*** INPUT

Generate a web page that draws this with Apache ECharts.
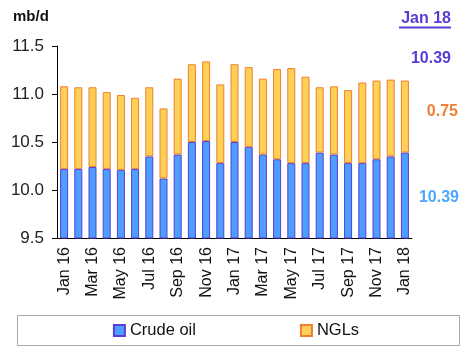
<!DOCTYPE html>
<html><head><meta charset="utf-8">
<script src="https://cdn.jsdelivr.net/npm/echarts@6/dist/echarts.min.js"></script>
<style>html,body{margin:0;padding:0;background:#fff}#c{width:472px;height:355px}</style>
</head><body><div id="c"></div>
<script>
const categories = ['Jan 16','Feb 16','Mar 16','Apr 16','May 16','Jun 16','Jul 16','Aug 16','Sep 16','Oct 16','Nov 16','Dec 16',
  'Jan 17','Feb 17','Mar 17','Apr 17','May 17','Jun 17','Jul 17','Aug 17','Sep 17','Oct 17','Nov 17','Dec 17','Jan 18'];
const crudeOil = [10.22,10.22,10.24,10.22,10.21,10.22,10.35,10.12,10.37,10.50,10.51,10.28,
  10.50,10.45,10.37,10.32,10.28,10.28,10.39,10.37,10.28,10.28,10.32,10.35,10.39];
const ngls = [0.86,0.85,0.83,0.80,0.78,0.74,0.72,0.73,0.79,0.81,0.83,0.82,
  0.81,0.83,0.79,0.94,0.99,0.90,0.68,0.71,0.76,0.84,0.82,0.80,0.75];
const yTicks = {min: 9.5, max: 11.5, interval: 0.5};
const unitLabel = 'mb/d';
const latestLabel = 'Jan 18';
const latestTotal = '10.39';
const latestNgl = '0.75';
const latestCrude = '10.39';

const FONT = 'Liberation Sans, Arial, sans-serif';
const chart = echarts.init(document.getElementById('c'));
chart.setOption({
  animation: false,
  textStyle: {fontFamily: FONT},
  grid: {left: 57, right: 60, top: 46, bottom: 117},
  xAxis: {
    type: 'category', data: categories,
    axisLine: {lineStyle: {color: '#000', width: 1}},
    axisTick: {interval: 1, length: 5, lineStyle: {color: '#000'}},
    axisLabel: {interval: 1, rotate: 90, fontSize: 16, color: '#111', margin: 9, fontFamily: FONT}
  },
  yAxis: {
    type: 'value', min: yTicks.min, max: yTicks.max, interval: yTicks.interval,
    axisLine: {show: true, lineStyle: {color: '#000'}},
    axisTick: {show: true, length: 5, lineStyle: {color: '#000'}},
    splitLine: {show: false},
    axisLabel: {fontSize: 17, color: '#222', margin: 13, fontFamily: FONT,
      formatter: v => v.toFixed(1)}
  },
  legend: {
    bottom: 11, left: 'center', itemWidth: 11, itemHeight: 11, itemGap: 104,
    textStyle: {fontSize: 16.5, color: '#111', fontFamily: FONT},
    data: [{name: 'Crude oil', icon: 'rect'}, {name: 'NGLs', icon: 'rect'}]
  },
  series: [
    {name: 'Crude oil', type: 'bar', stack: 'a', data: crudeOil, barWidth: 8,
      itemStyle: {color: '#4D9FFF', borderColor: '#5A3BD6', borderWidth: 1}},
    {name: 'NGLs', type: 'bar', stack: 'a', data: ngls, barWidth: 8,
      itemStyle: {color: '#FFD056', borderColor: '#EE7F33', borderWidth: 1}}
  ],
  graphic: [
    {type: 'rect', shape: {x: 17.5, y: 315.5, width: 442, height: 30}, style: {fill: 'none', stroke: '#aaa', lineWidth: 1}, z: -1},
    {type: 'text', left: 13, top: 9, style: {text: unitLabel, font: 'bold 15px ' + FONT, fill: '#111'}},
    {type: 'text', right: 21, top: 11, style: {text: latestLabel, font: 'bold 16px ' + FONT, fill: '#5A3BD6'}},
    {type: 'rect', shape: {x: 399, y: 26.5, width: 52, height: 2}, style: {fill: '#5A3BD6'}},
    {type: 'text', right: 21, top: 51, style: {text: latestTotal, font: 'bold 16px ' + FONT, fill: '#5A3BD6'}},
    {type: 'text', right: 14, top: 104, style: {text: latestNgl, font: 'bold 16px ' + FONT, fill: '#EE7F33'}},
    {type: 'text', right: 13, top: 190, style: {text: latestCrude, font: 'bold 16px ' + FONT, fill: '#4DA6FF'}}
  ]
});
</script></body></html>
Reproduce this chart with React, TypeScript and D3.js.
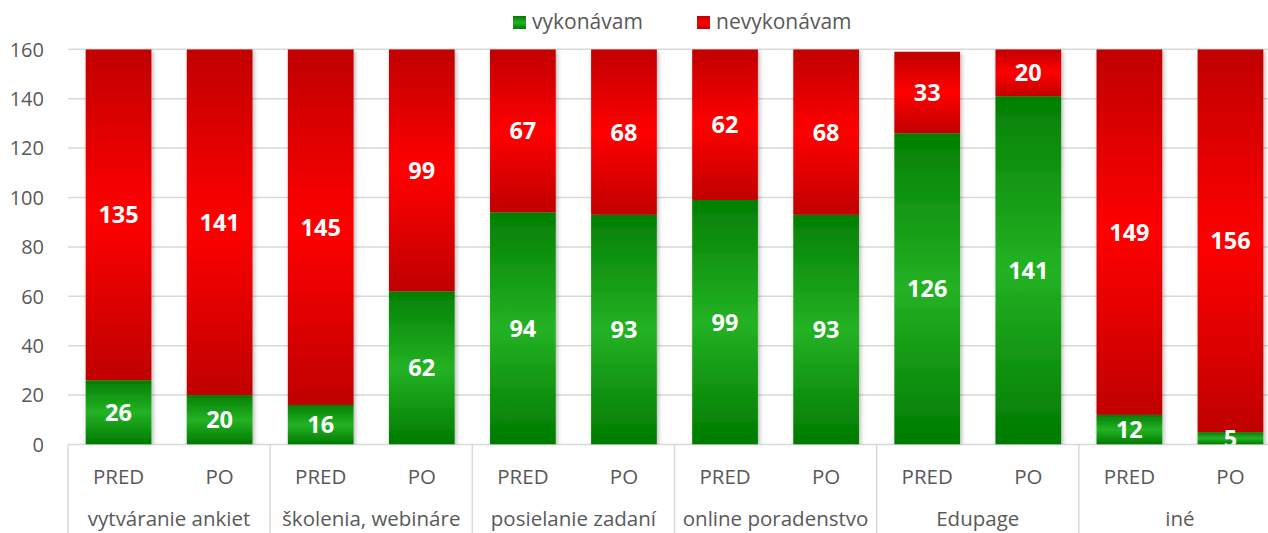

******

> STATED PROBLEM
All the lines above are to be given again exactly as they read, with the pictures removed.

> ANSWER
Generate a web page that draws this with Apache ECharts.
<!DOCTYPE html>
<html><head><meta charset="utf-8">
<script src="https://cdn.jsdelivr.net/npm/echarts@6/dist/echarts.min.js"></script>
<style>html,body{margin:0;padding:0;background:#fff}#c{width:472px;height:355px}</style>
</head><body><div id="c"></div>
<script>
const categories = ['Jan 16','Feb 16','Mar 16','Apr 16','May 16','Jun 16','Jul 16','Aug 16','Sep 16','Oct 16','Nov 16','Dec 16',
  'Jan 17','Feb 17','Mar 17','Apr 17','May 17','Jun 17','Jul 17','Aug 17','Sep 17','Oct 17','Nov 17','Dec 17','Jan 18'];
const crudeOil = [10.22,10.22,10.24,10.22,10.21,10.22,10.35,10.12,10.37,10.50,10.51,10.28,
  10.50,10.45,10.37,10.32,10.28,10.28,10.39,10.37,10.28,10.28,10.32,10.35,10.39];
const ngls = [0.86,0.85,0.83,0.80,0.78,0.74,0.72,0.73,0.79,0.81,0.83,0.82,
  0.81,0.83,0.79,0.94,0.99,0.90,0.68,0.71,0.76,0.84,0.82,0.80,0.75];
const yTicks = {min: 9.5, max: 11.5, interval: 0.5};
const unitLabel = 'mb/d';
const latestLabel = 'Jan 18';
const latestTotal = '10.39';
const latestNgl = '0.75';
const latestCrude = '10.39';

const FONT = 'Liberation Sans, Arial, sans-serif';
const chart = echarts.init(document.getElementById('c'));
chart.setOption({
  animation: false,
  textStyle: {fontFamily: FONT},
  grid: {left: 57, right: 60, top: 46, bottom: 117},
  xAxis: {
    type: 'category', data: categories,
    axisLine: {lineStyle: {color: '#000', width: 1}},
    axisTick: {interval: 1, length: 5, lineStyle: {color: '#000'}},
    axisLabel: {interval: 1, rotate: 90, fontSize: 16, color: '#111', margin: 9, fontFamily: FONT}
  },
  yAxis: {
    type: 'value', min: yTicks.min, max: yTicks.max, interval: yTicks.interval,
    axisLine: {show: true, lineStyle: {color: '#000'}},
    axisTick: {show: true, length: 5, lineStyle: {color: '#000'}},
    splitLine: {show: false},
    axisLabel: {fontSize: 17, color: '#222', margin: 13, fontFamily: FONT,
      formatter: v => v.toFixed(1)}
  },
  legend: {
    bottom: 11, left: 'center', itemWidth: 11, itemHeight: 11, itemGap: 104,
    textStyle: {fontSize: 16.5, color: '#111', fontFamily: FONT},
    data: [{name: 'Crude oil', icon: 'rect'}, {name: 'NGLs', icon: 'rect'}]
  },
  series: [
    {name: 'Crude oil', type: 'bar', stack: 'a', data: crudeOil, barWidth: 8,
      itemStyle: {color: '#4D9FFF', borderColor: '#5A3BD6', borderWidth: 1}},
    {name: 'NGLs', type: 'bar', stack: 'a', data: ngls, barWidth: 8,
      itemStyle: {color: '#FFD056', borderColor: '#EE7F33', borderWidth: 1}}
  ],
  graphic: [
    {type: 'rect', shape: {x: 17.5, y: 315.5, width: 442, height: 30}, style: {fill: 'none', stroke: '#aaa', lineWidth: 1}, z: -1},
    {type: 'text', left: 13, top: 9, style: {text: unitLabel, font: 'bold 15px ' + FONT, fill: '#111'}},
    {type: 'text', right: 21, top: 11, style: {text: latestLabel, font: 'bold 16px ' + FONT, fill: '#5A3BD6'}},
    {type: 'rect', shape: {x: 399, y: 26.5, width: 52, height: 2}, style: {fill: '#5A3BD6'}},
    {type: 'text', right: 21, top: 51, style: {text: latestTotal, font: 'bold 16px ' + FONT, fill: '#5A3BD6'}},
    {type: 'text', right: 14, top: 104, style: {text: latestNgl, font: 'bold 16px ' + FONT, fill: '#EE7F33'}},
    {type: 'text', right: 13, top: 190, style: {text: latestCrude, font: 'bold 16px ' + FONT, fill: '#4DA6FF'}}
  ]
});
</script></body></html>
Reproduce this chart with React, TypeScript and D3.js.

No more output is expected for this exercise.